A person X wants to distribute some pens among six children A B C D E and F. Suppose A gets twice the number of pens received by B, three times that of C, four times that of D, five times that of E and six times that of F. What is the minimum number of pens X should buy so that the number of pens each one gets is an even number?

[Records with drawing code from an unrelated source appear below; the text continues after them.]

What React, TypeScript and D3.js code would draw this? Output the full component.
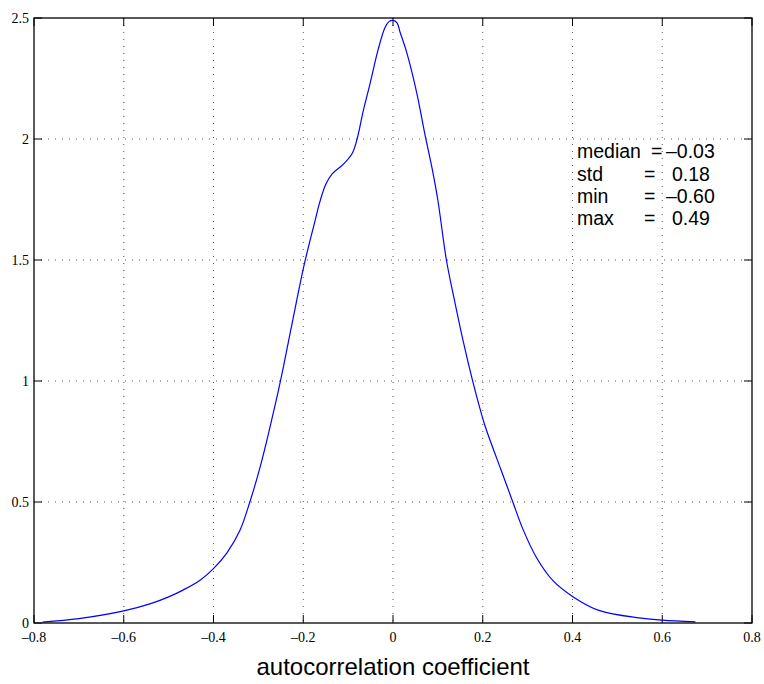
import React from "react";
import * as d3 from "d3";

const xs = [-0.781, -0.7, -0.6, -0.54, -0.5, -0.467, -0.43, -0.4, -0.37, -0.341, -0.319, -0.296, -0.274, -0.256, -0.244, -0.223, -0.198, -0.174, -0.163, -0.15, -0.136, -0.111, -0.091, -0.08, -0.067, -0.051, -0.033, -0.018, -0.009, 0.0, 0.009, 0.016, 0.031, 0.053, 0.071, 0.087, 0.1, 0.119, 0.137, 0.156, 0.178, 0.19, 0.205, 0.241, 0.267, 0.289, 0.319, 0.356, 0.4, 0.459, 0.548, 0.6, 0.674];
const ys = [0.004, 0.018, 0.05, 0.08, 0.108, 0.137, 0.177, 0.225, 0.29, 0.383, 0.5, 0.645, 0.81, 0.955, 1.06, 1.255, 1.48, 1.66, 1.74, 1.812, 1.855, 1.895, 1.94, 2.0, 2.11, 2.23, 2.37, 2.46, 2.485, 2.49, 2.48, 2.44, 2.355, 2.19, 2.02, 1.88, 1.747, 1.5, 1.333, 1.168, 0.996, 0.912, 0.815, 0.631, 0.5, 0.39, 0.273, 0.176, 0.11, 0.052, 0.021, 0.012, 0.005];

const xTicks = [-0.8, -0.6, -0.4, -0.2, 0, 0.2, 0.4, 0.6, 0.8];
const yTicks = [0, 0.5, 1, 1.5, 2, 2.5];
const xTickLabels = ["\u20130.8", "\u20130.6", "\u20130.4", "\u20130.2", "0", "0.2", "0.4", "0.6", "0.8"];
const yTickLabels = ["0", "0.5", "1", "1.5", "2", "2.5"];

const statNames = ["median", "std", "min", "max"];
const statValues = ["\u20130.03", "0.18", "\u20130.60", "0.49"];

const xLabel = "autocorrelation coefficient";

export default function App() {
  const left = 34, right = 752, top = 18, bottom = 623;
  const x = d3.scaleLinear().domain([-0.8, 0.8]).range([left, right]);
  const y = d3.scaleLinear().domain([0, 2.5]).range([bottom, top]);
  const pts: [number, number][] = xs.map((v, i) => [v, ys[i]]);
  const line = d3
    .line<[number, number]>()
    .x((d) => x(d[0]))
    .y((d) => y(d[1]))
    .curve(d3.curveCatmullRom.alpha(0.5));

  const serif = "'Liberation Serif', 'Times New Roman', serif";
  const sans = "'Liberation Sans', Arial, Helvetica, sans-serif";

  return (
    <svg width={764} height={684} style={{ position: "absolute", left: 0, top: 0 }}>
      <rect x={0} y={0} width={764} height={684} fill="#fff" />
      {xTicks.slice(1, -1).map((t) => (
        <line key={"gx" + t} x1={x(t)} x2={x(t)} y1={top} y2={bottom} stroke="#555" strokeWidth={1} strokeDasharray="1,6" />
      ))}
      {yTicks.slice(1, -1).map((t) => (
        <line key={"gy" + t} x1={left} x2={right} y1={y(t)} y2={y(t)} stroke="#555" strokeWidth={1} strokeDasharray="1,6" />
      ))}
      {xTicks.map((t) => (
        <g key={"tx" + t}>
          <line x1={x(t)} x2={x(t)} y1={bottom} y2={bottom - 8} stroke="#000" />
          <line x1={x(t)} x2={x(t)} y1={top} y2={top + 8} stroke="#000" />
        </g>
      ))}
      {yTicks.map((t) => (
        <g key={"ty" + t}>
          <line x1={left} x2={left + 8} y1={y(t)} y2={y(t)} stroke="#000" />
          <line x1={right} x2={right - 8} y1={y(t)} y2={y(t)} stroke="#000" />
        </g>
      ))}
      <path d={line(pts) || ""} fill="none" stroke="#0000ff" strokeWidth={1.2} />
      <rect x={left} y={top} width={right - left} height={bottom - top} fill="none" stroke="#000" strokeWidth={1.3} />
      {xTicks.map((t, i) => (
        <text key={"lx" + t} x={x(t)} y={642} textAnchor="middle" fontFamily={serif} fontSize={14}>
          {xTickLabels[i]}
        </text>
      ))}
      {yTicks.map((t, i) => (
        <text key={"ly" + t} x={29} y={y(t) + 5} textAnchor="end" fontFamily={serif} fontSize={14}>
          {yTickLabels[i]}
        </text>
      ))}
      <text x={x(0)} y={675} textAnchor="middle" fontFamily={sans} fontSize={24}>
        {xLabel}
      </text>
      {statNames.map((n, i) => {
        const yy = [158.3, 180.7, 203.2, 225.3][i];
        const neg = statValues[i].startsWith("\u2013");
        return (
          <g key={n} fontFamily={sans} fontSize={19.5}>
            <text x={577} y={yy}>{n}</text>
            <text x={i === 0 ? 651 : 644} y={yy}>=</text>
            <text x={neg ? 666 : 672} y={yy}>{statValues[i]}</text>
          </g>
        );
      })}
    </svg>
  );
}
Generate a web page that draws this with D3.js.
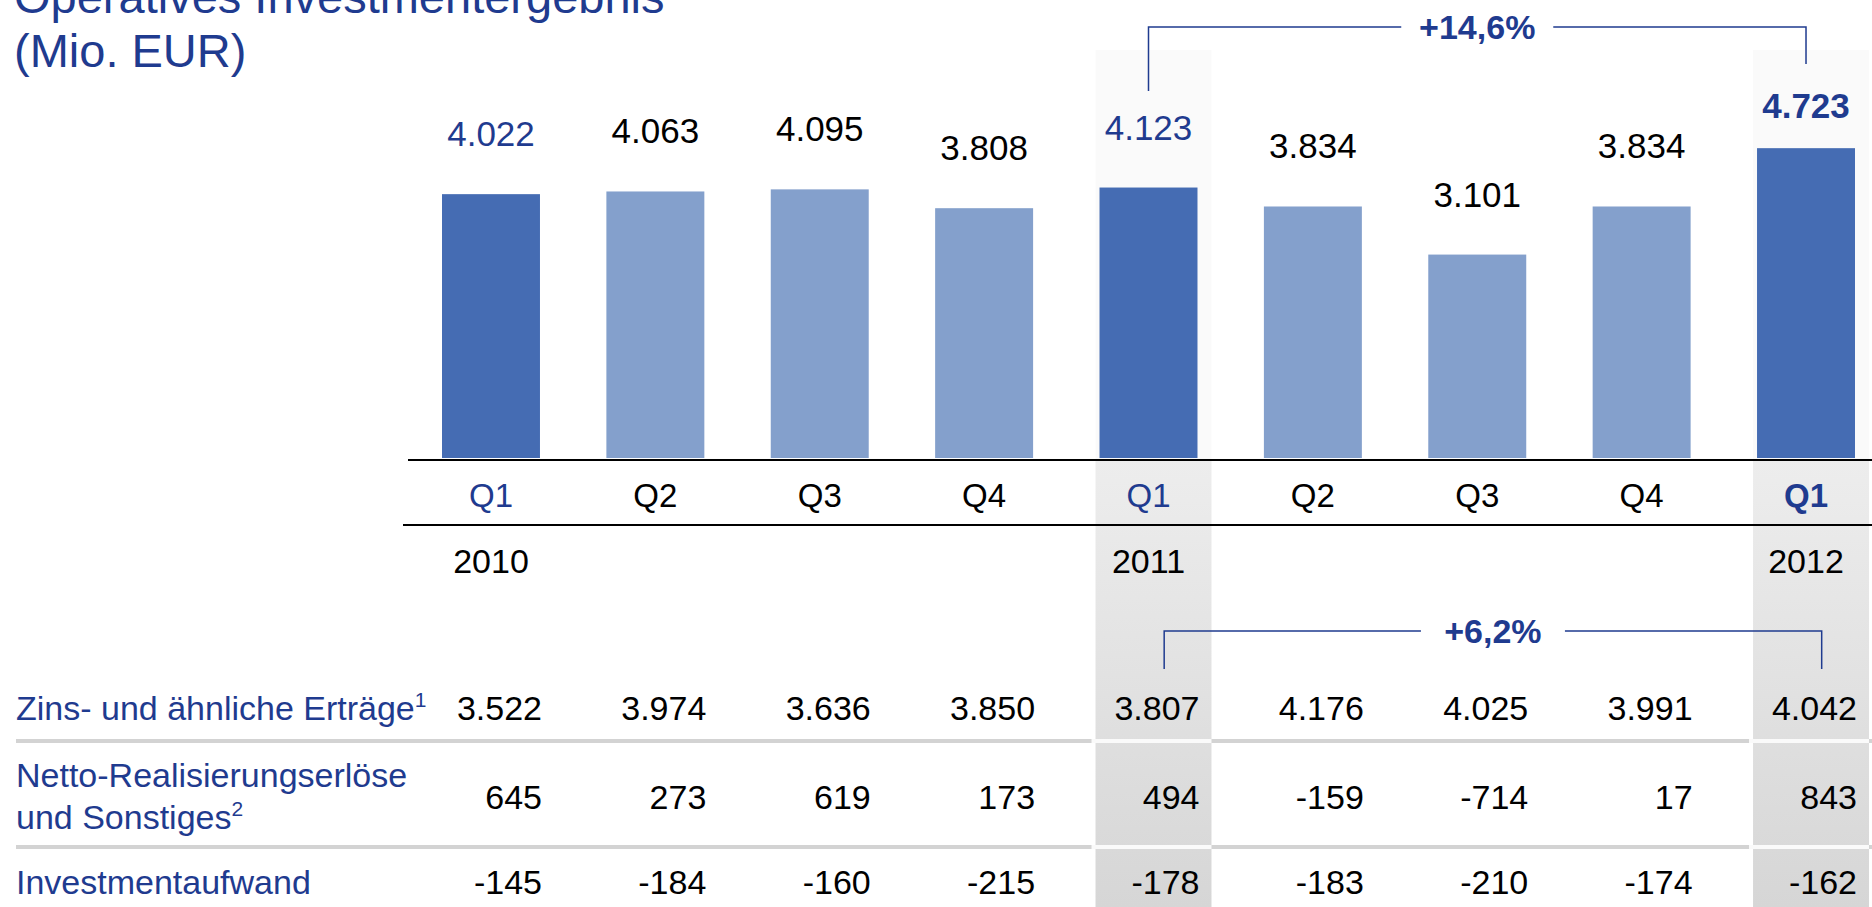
<!DOCTYPE html>
<html>
<head>
<meta charset="utf-8">
<script src="https://cdn.jsdelivr.net/npm/d3@7"></script>
<style>
    body { margin: 0; background: #fff; overflow: hidden; }
    text { font-family: "Liberation Sans", Arial, sans-serif; }
</style>
</head>
<body>
<svg id="canvas" width="1872" height="907"></svg>
<script>
let quarters = ['Q1', 'Q2', 'Q3', 'Q4', 'Q1', 'Q2', 'Q3', 'Q4', 'Q1'];
let years = ['2010', '', '', '', '2011', '', '', '', '2012'];
let operating = [4022, 4063, 4095, 3808, 4123, 3834, 3101, 3834, 4723];
let interest = [3522, 3974, 3636, 3850, 3807, 4176, 4025, 3991, 4042];
let netRealized = [645, 273, 619, 173, 494, -159, -714, 17, 843];
let investExpense = [-145, -184, -160, -215, -178, -183, -210, -174, -162];
let rowLabels = [['Zins- und ähnliche Erträge', '1'], ['Netto-Realisierungserlöse', ''], ['und Sonstiges', '2'], ['Investmentaufwand', '']];
let firstQuarters = [0, 4, 8];
let shaded = [4, 8];
let topChange = { from: 4, to: 8, label: '+14,6%' };
let bottomChange = { from: 4, to: 8, label: '+6,2%' };

let blue = '#1f3b8f';
let dark = '#456cb3';
let light = '#84a0cc';

let canvas = d3.select('#canvas');
let fmt = d3.formatLocale({ decimal: ',', thousands: '.', grouping: [3], currency: ['', ' €'], minus: '-' }).format(',d');

let idx = quarters.map((q, i) => i);
let x = d3.scaleBand().domain(idx).range([442, 1855]).paddingInner(0.404);
let y = d3.scaleLinear().domain([0, 5000]).range([458, 130]);
let bw = x.bandwidth();

// shaded columns
let defs = canvas.append('defs');
let grad = defs.append('linearGradient')
    .attr('id', 'colGrad')
    .attr('x1', 0).attr('y1', 0).attr('x2', 0).attr('y2', 1);
grad.append('stop').attr('offset', '0%').attr('stop-color', '#ededed');
grad.append('stop').attr('offset', '100%').attr('stop-color', '#d6d6d6');

canvas.selectAll('.faint')
    .data(shaded)
    .enter()
    .append('rect')
    .attr('x', (i) => x(i) - 4)
    .attr('y', 50)
    .attr('width', bw + 18)
    .attr('height', 410)
    .attr('fill', '#fafafa');

canvas.selectAll('.column')
    .data(shaded)
    .enter()
    .append('rect')
    .attr('x', (i) => x(i) - 4)
    .attr('y', 461)
    .attr('width', bw + 18)
    .attr('height', 446)
    .attr('fill', 'url(#colGrad)');

// title
canvas.append('text')
    .attr('x', 14)
    .attr('y', 13)
    .attr('font-size', 47)
    .attr('fill', blue)
    .text('Operatives Investmentergebnis');
canvas.append('text')
    .attr('x', 14)
    .attr('y', 67)
    .attr('font-size', 47)
    .attr('fill', blue)
    .text('(Mio. EUR)');

// bars
canvas.selectAll('.bar')
    .data(operating)
    .enter()
    .append('rect')
    .attr('x', (d, i) => x(i))
    .attr('y', (d) => y(d))
    .attr('width', bw)
    .attr('height', (d) => y(0) - y(d))
    .attr('fill', (d, i) => firstQuarters.includes(i) ? dark : light);

canvas.selectAll('.barLabel')
    .data(operating)
    .enter()
    .append('text')
    .attr('x', (d, i) => x(i) + bw / 2)
    .attr('y', (d, i) => i === 8 ? y(d) - 30 : y(d) - 48)
    .attr('text-anchor', 'middle')
    .attr('font-size', 35)
    .attr('font-weight', (d, i) => i === 8 ? 'bold' : 'normal')
    .attr('fill', (d, i) => firstQuarters.includes(i) ? blue : '#000')
    .text((d) => fmt(d));

// axis lines
canvas.append('line')
    .attr('x1', 408).attr('x2', 1872)
    .attr('y1', 460).attr('y2', 460)
    .attr('stroke', '#000').attr('stroke-width', 2);
canvas.append('line')
    .attr('x1', 403).attr('x2', 1872)
    .attr('y1', 525).attr('y2', 525)
    .attr('stroke', '#000').attr('stroke-width', 2);

canvas.selectAll('.quarter')
    .data(quarters)
    .enter()
    .append('text')
    .attr('x', (d, i) => x(i) + bw / 2)
    .attr('y', 507)
    .attr('text-anchor', 'middle')
    .attr('font-size', 33)
    .attr('font-weight', (d, i) => i === 8 ? 'bold' : 'normal')
    .attr('fill', (d, i) => firstQuarters.includes(i) ? blue : '#000')
    .text((d) => d);

canvas.selectAll('.year')
    .data(years)
    .enter()
    .append('text')
    .attr('x', (d, i) => x(i) + bw / 2)
    .attr('y', 573)
    .attr('text-anchor', 'middle')
    .attr('font-size', 34)
    .attr('fill', '#000')
    .text((d) => d);

// change brackets
let drawBracket = (change, xOff, yLine, yLeft, yRight, gap) => {
    let xa = x(change.from) + xOff;
    let xb = x(change.to) + xOff;
    let mid = (xa + xb) / 2;
    let g = canvas.append('g')
        .attr('fill', 'none')
        .attr('stroke', blue)
        .attr('stroke-width', 1.5);
    g.append('path').attr('d', `M${xa},${yLeft}V${yLine}H${mid - gap}`);
    g.append('path').attr('d', `M${mid + gap},${yLine}H${xb}V${yRight}`);
    canvas.append('text')
        .attr('x', mid)
        .attr('y', yLine + 12)
        .attr('text-anchor', 'middle')
        .attr('font-size', 34)
        .attr('font-weight', 'bold')
        .attr('fill', blue)
        .text(change.label);
}
drawBracket(topChange, bw / 2, 27, 91, 64, 76);
drawBracket(bottomChange, bw * 0.66, 631, 669, 669, 72);

// table separators
let separators = [741, 847];
separators.forEach((sy) => {
    canvas.append('line')
        .attr('x1', 16).attr('x2', 1872)
        .attr('y1', sy).attr('y2', sy)
        .attr('stroke', '#d3d3d3').attr('stroke-width', 4);
    canvas.selectAll(null)
        .data(shaded)
        .enter()
        .append('line')
        .attr('x1', (i) => x(i) - 8)
        .attr('x2', (i) => x(i) + bw + 14)
        .attr('y1', sy).attr('y2', sy)
        .attr('stroke', '#fafafa').attr('stroke-width', 4);
});

// row labels
let labelY = [720, 787, 829, 894];
rowLabels.forEach((lab, k) => {
    let t = canvas.append('text')
        .attr('x', 16)
        .attr('y', labelY[k])
        .attr('font-size', 34)
        .attr('fill', blue)
        .text(lab[0]);
    if (lab[1]) {
        t.append('tspan')
            .attr('dy', -13)
            .attr('font-size', 21)
            .text(lab[1]);
    }
});

// row values
let rows = [interest, netRealized, investExpense];
let rowY = [720, 809, 894];
rows.forEach((row, k) => {
    canvas.selectAll(null)
        .data(row)
        .enter()
        .append('text')
        .attr('x', (d, i) => x(i) + bw + 2)
        .attr('y', rowY[k])
        .attr('text-anchor', 'end')
        .attr('font-size', 34)
        .attr('fill', '#000')
        .text((d) => fmt(d));
});
</script>
</body>
</html>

Let A, B, C, D, E, F be the number of pens received by each child. From the problem statement, we have the following relationships: A = 2B => B = A/2 A = 3C => C = A/3 A = 4D => D = A/4 A = 5E => E = A/5 A = 6F => F = A/6 For each child to receive an integer number of pens, A must be a multiple of 2, 3, 4, 5, and 6. Therefore, A must be a multiple of the Least Common Multiple (LCM) of these numbers. LCM(2, 3, 4, 5, 6) = 60. So, A can be written as 60k, where k is a positive integer. Now, let's substitute A = 60k into the expressions for each child's pens: A = 60k B = 60k/2 = 30k C = 60k/3 = 20k D = 60k/4 = 15k E = 60k/5 = 12k F = 60k/6 = 10k The problem states that the number of pens each one gets must be an even number. Let's check this condition for each child: 1. A = 60k: This is always even, as 60 is even. 2. B = 30k: This is always even, as 30 is even. 3. C = 20k: This is always even, as 20 is even. 4. D = 15k: For 15k to be an even number, k must be an even number (since 15 is odd). 5. E = 12k: This is always even, as 12 is even. 6. F = 10k: This is always even, as 10 is even. The crucial condition is that D = 15k must be even, which implies that k must be an even integer. To find the minimum number of pens, we choose the smallest positive even integer for k, which is k = 2. Now, substitute k = 2 back into the expressions for the number of pens: A = 60 * 2 = 120 B = 30 * 2 = 60 C = 20 * 2 = 40 D = 15 * 2 = 30 E = 12 * 2 = 24 F = 10 * 2 = 20 All these numbers (120, 60, 40, 30, 24, 20) are even, satisfying all conditions. The minimum total number of pens X should buy is the sum of pens for all children: Total = A + B + C + D + E + F Total = 120 + 60 + 40 + 30 + 24 + 20 Total = 294 Analyzing the options: A) 147: Incorrect. This would be the total if A=60 (k=1), but D=15*1=15, which is not even. B) 150: Incorrect. C) 294: Correct, as calculated above. D) 300: Incorrect. This is the total if A=120 and D=30, but it's not the sum of all pens for A=120. The final answer is C) 294.